Dans cette campagne électorale, il y a donc parfois des outrances, des attaques qui visent délibérément les candidats et les candidates en dessous de la ceinture. Des moments où la passion l’emporte sur la raison. Ces dérapages prennent parfois un tour nauséabond. Lorsqu’on affuble une affiche d’une moustache hitlérienne, ou qu’on traite quelqu’un de nazi, ou qu’on dessine une croix gammée. Cela peut paraître potache et sans conséquence. Ce ne l’est pas quand le candidat en question est de confession juive. Outrance encore quand on compare, dans un photomontage, Christos Doulkeridis, bourgmestre d’Ixelles, à Benjamin Netanyahu. À Christos Doulkeridis, certains reprochent de ne pas avoir rompu un accord de jumelage avec une commune israélienne, mais seulement de l’avoir suspendu. Benjamin Netanyahu, lui, est responsable de bombardements ayant fait des milliers de victimes civiles. On est pas du tout dans le même registre. Dans d’autres communes, on lance ou relaye des rumeurs sur l’âge d’un candidat ou ses prétendus ennuis de santé. On pourrait encore multiplier les exemples.

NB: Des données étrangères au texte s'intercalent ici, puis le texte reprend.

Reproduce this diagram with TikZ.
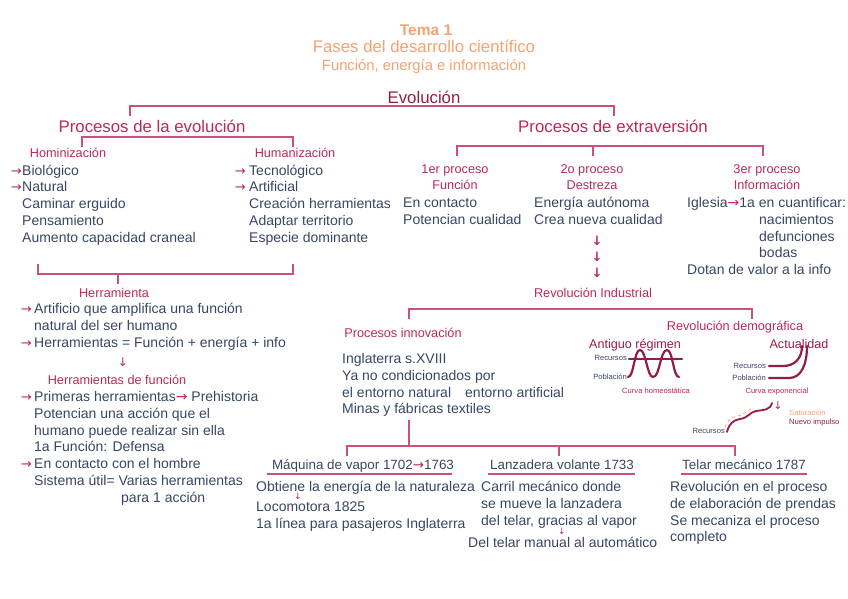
\documentclass[tikz,border=0pt]{standalone}
\usepackage{fontspec}
\setmainfont{Liberation Sans}
\newfontfamily\arrowfont{DejaVu Sans}
\usetikzlibrary{math, positioning}
\definecolor{myorange}{RGB}{246,162,112}
\definecolor{myred}{RGB}{190,40,85}
\definecolor{mydark}{RGB}{150,28,72}
\definecolor{myline}{RGB}{205,80,120}
\definecolor{mytext}{RGB}{55,70,98}
\newcommand{\ra}{{\arrowfont\color{myred}→}}

\begin{document}
\begin{tikzpicture}[x=1pt,y=-1pt,
  every node/.style={inner sep=0pt, text depth=0pt},
  lbody/.style={anchor=west, text=mytext, font=\fontsize{14}{16}\selectfont, text height=10pt},
  lhead/.style={text=myred, font=\fontsize{12.7}{15}\selectfont, text height=9pt},
  lbig/.style={text=myred, font=\fontsize{16.8}{20}\selectfont, text height=12pt},
  ltitle/.style={text=mytext, font=\fontsize{13.4}{16}\selectfont, text height=9.6pt},
  lsmall/.style={text=mytext, font=\fontsize{7.6}{9}\selectfont, text height=5.4pt},
  arr/.style={text=myred, font=\arrowfont\fontsize{13}{16}\selectfont, text height=10pt},
  smallarr/.style={text=myred, font=\arrowfont\fontsize{9}{12}\selectfont, text height=6.5pt},
  brk/.style={draw=myline, line width=1.2pt},
  uline/.style={draw=myline, line width=1.8pt},
  demoline/.style={draw=mydark, line width=2.2pt, line cap=round}]
\tikzmath{
\t=10;
}
\useasboundingbox (0,0) rectangle (848,599);

% title
\node[text=myorange, font=\bfseries\fontsize{15.5}{18}\selectfont, text height=11pt] (tema) at (426,30) {Tema 1};
\node[text=myorange, font=\fontsize{16.8}{20}\selectfont, text height=12pt] (fases) at (424,47) {Fases del desarrollo científico};
\node[text=myorange, font=\fontsize{14.8}{18}\selectfont, text height=10.6pt] (fei) at (424,65) {Función, energía e información};

\node[lbig, text=mydark] (evo) at (424,97) {Evolución};
\draw[brk] (130,106+\t) -- (130,106) -- (614,106) -- (614,106+\t);
\node[lbig] (pevo) at (152,126) {Procesos de la evolución};
\node[lbig] (pext) at (613,126) {Procesos de extraversión};

% procesos de la evolucion
\draw[brk] (82,137+\t) -- (82,137) -- (293,137) -- (293,137+\t);
\node[lhead] (homi) at (68,153) {Hominización};
\node[lhead] (huma) at (295,153) {Humanización};

\node[lbody] (bio) at (22,170) {Biológico};
\node[arr, left=0pt of bio] {→};
\node[lbody] (nat) at (22,186) {Natural};
\node[arr, left=0pt of nat] {→};
\node[lbody] (cam) at (22,203) {Caminar erguido};
\node[lbody] (pen) at (22,220) {Pensamiento};
\node[lbody] (aum) at (22,237) {Aumento capacidad craneal};

\node[lbody] (tec) at (249,170) {Tecnológico};
\node[arr, left=3pt of tec] {→};
\node[lbody] (art) at (249,186) {Artificial};
\node[arr, left=3pt of art] {→};
\node[lbody] (cre) at (249,203) {Creación herramientas};
\node[lbody] (ada) at (249,220) {Adaptar territorio};
\node[lbody] (esp) at (249,237) {Especie dominante};

\draw[brk] (38,264) -- (38,274) -- (293,274) -- (293,264);
\draw[brk] (118,274) -- (118,284);

% herramienta
\node[lhead] (herr) at (114,293) {Herramienta};
\node[lbody] (h1) at (34,308) {Artificio que amplifica una función};
\node[arr, left=2pt of h1] {→};
\node[lbody] (h2) at (34,325) {natural del ser humano};
\node[lbody] (h3) at (34,342) {Herramientas = Función + energía + info};
\node[arr, left=2pt of h3] {→};
\node[arr, font=\arrowfont\fontsize{12}{14}\selectfont] (h4) at (123,361) {↓};
\node[lhead] (hfun) at (117,380) {Herramientas de función};
\node[lbody] (f1) at (34,396) {Primeras herramientas\ra\ Prehistoria};
\node[arr, left=2pt of f1] {→};
\node[lbody] (f2) at (34,413) {Potencian una acción que el};
\node[lbody] (f3) at (34,430) {humano puede realizar sin ella};
\node[lbody] (f4) at (34,446) {1a Función: Defensa};
\node[lbody] (f5) at (34,463) {En contacto con el hombre};
\node[arr, left=2pt of f5] {→};
\node[lbody] (f6) at (34,480) {Sistema útil= Varias herramientas};
\node[lbody] (f7) at (121,497) {para 1 acción};

% procesos de extraversion
\draw[brk] (457,146+\t) -- (457,146) -- (763,146) -- (763,146+\t);
\draw[brk] (593,146) -- (593,146+\t);
\node[lhead] (p1) at (455,169) {1er proceso};
\node[lhead] (p1b) at (455,185) {Función};
\node[lhead] (p2) at (592,169) {2o proceso};
\node[lhead] (p2b) at (592,185) {Destreza};
\node[lhead] (p3) at (767,169) {3er proceso};
\node[lhead] (p3b) at (767,185) {Información};

\node[lbody] (e1) at (403,202) {En contacto};
\node[lbody] (e2) at (403,219) {Potencian cualidad};
\node[lbody] (d1) at (534,202) {Energía autónoma};
\node[lbody] (d2) at (534,219) {Crea nueva cualidad};
\node[arr] (dw1) at (597,240) {\textbf{↓}};
\node[arr] (dw2) at (597,256) {\textbf{↓}};
\node[arr] (dw3) at (597,272) {\textbf{↓}};
\node[lbody] (i1) at (687,202) {Iglesia\ra1a en cuantificar:};
\node[lbody] (i2) at (759,219) {nacimientos};
\node[lbody] (i3) at (759,236) {defunciones};
\node[lbody] (i4) at (759,252) {bodas};
\node[lbody] (i5) at (687,269) {Dotan de valor a la info};

% revolucion industrial
\node[lhead] (rind) at (593,293) {Revolución Industrial};
\draw[brk] (409,309+\t) -- (409,309) -- (752,309) -- (752,309+\t);
\node[lhead] (pinn) at (403,333) {Procesos innovación};
\node[lhead] (rdem) at (735,326) {Revolución demográfica};
\node[lhead, text=mydark, font=\fontsize{12.6}{15}\selectfont] (antg) at (635,344) {Antiguo régimen};
\node[lhead, text=mydark, font=\fontsize{12.6}{15}\selectfont] (actu) at (799,344) {Actualidad};

\node[lbody] (n1) at (342,358) {Inglaterra s.XVIII};
\node[lbody] (n2) at (342,375) {Ya no condicionados por};
\node[lbody] (n3) at (342,392) {el entorno natural};
\node[lbody] (n4) at (465,392) {entorno artificial};
\node[lbody] (n5) at (342,408) {Minas y fábricas textiles};

% curvas
\node[lsmall, anchor=east] (rec1) at (627,358) {Recursos};
\node[lsmall, anchor=east] (pob1) at (627,377) {Población};
\draw[demoline] (629,359) -- (682,359);
\draw[demoline] (628,377) .. controls (634,377) and (634,350) .. (640,350)
  .. controls (646,350) and (647,377) .. (653,377)
  .. controls (660,377) and (660,350) .. (667,350)
  .. controls (673,350) and (673,377) .. (679,377);
\node[lsmall, text=myred] (chom) at (656,391) {Curva homeostática};

\node[lsmall, anchor=east] (rec2) at (766,366) {Recursos};
\node[lsmall, anchor=east] (pob2) at (766,378) {Población};
\draw[demoline] (769,366) -- (783,366) .. controls (795,366) and (802,358) .. (802,346);
\draw[demoline] (769,378) -- (789,378) .. controls (801,378) and (807,365) .. (807,346);
\node[lsmall, text=myred] (cexp) at (777,391) {Curva exponencial};
\node[arr, font=\arrowfont\fontsize{11}{14}\selectfont] (cdw) at (778,404) {↓};
\node[lsmall, anchor=west, text=myorange] (sat) at (789,413) {Saturación};
\node[lsmall, anchor=west, text=mydark] (nimp) at (789,422) {Nuevo impulso};
\node[lsmall, anchor=east] (rec3) at (725,431) {Recursos};
\draw[demoline, line width=1.8pt] (727,432) .. controls (729,424) and (733,420) .. (740,419)
  .. controls (748,418) and (750,412) .. (756,411)
  .. controls (764,410) and (770,410) .. (772,403);
\draw[myorange, line width=0.8pt, dashed] (725,427) .. controls (727,421) and (731,417) .. (737,416)
  .. controls (745,415) and (748,409) .. (754,408);

% maquinas
\draw[brk] (409,420) -- (409,446);
\draw[brk] (347,446+\t) -- (347,446) -- (735,446) -- (735,446+\t);
\draw[brk] (559,446) -- (559,446+\t);

\node[ltitle] (maq) at (363,465) {Máquina de vapor 1702\ra1763};
\node[ltitle] (lan) at (562,465) {Lanzadera volante 1733};
\node[ltitle] (tel) at (744,465) {Telar mecánico 1787};
\draw[uline] (267,474) -- (452,474);
\draw[uline] (488,474) -- (635,474);
\draw[uline] (681,474) -- (807,474);

\node[lbody] (m1) at (256,486) {Obtiene la energía de la naturaleza};
\node[smallarr] (m2) at (298,496) {↓};
\node[lbody] (m3) at (256,506) {Locomotora 1825};
\node[lbody] (m4) at (256,523) {1a línea para pasajeros Inglaterra};

\node[lbody] (l1) at (481,486) {Carril mecánico donde};
\node[lbody] (l2) at (481,503) {se mueve la lanzadera};
\node[lbody] (l3) at (481,520) {del telar, gracias al vapor};
\node[smallarr] (l4) at (562,531) {↓};
\node[lbody] (l5) at (468,542) {Del telar manual al automático};

\node[lbody] (t1) at (670,486) {Revolución en el proceso};
\node[lbody] (t2) at (670,503) {de elaboración de prendas};
\node[lbody] (t3) at (670,520) {Se mecaniza el proceso};
\node[lbody] (t4) at (670,536) {completo};
\end{tikzpicture}
\end{document}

Bien sûr, une campagne, c’est aussi fait de bons mots, de petites phrases, de slogans. Moi-même, dans cet édito, j’use de bons mots, de formules qui font mouche. Mais il faut faire la différence entre une expression destinée à faire passer une idée et une attaque personnelle destinée à disqualifier la personne. Quand l’intention est malveillante, qu’on fait référence à la Seconde Guerre mondiale, au génocide, qu’on est dans l’idée de stigmatiser l’autre, il faut se poser la question du dérapage. Une campagne électorale, c’est un débat d’idées. Ce n’est pas la guerre. Cela ne doit jamais l’être. Tous ceux qui franchissent la limite, qui encouragent ou tolèrent que leurs militants et supporters la franchissent, portent une lourde responsabilité dans l’affaiblissement du débat démocratique. Et ils doivent prendre garde : quand on utilise la violence, même verbale, les attaques personnelles ou les affirmations mensongères… Cela finit toujours par se retourner contre vous un jour ou l’autre.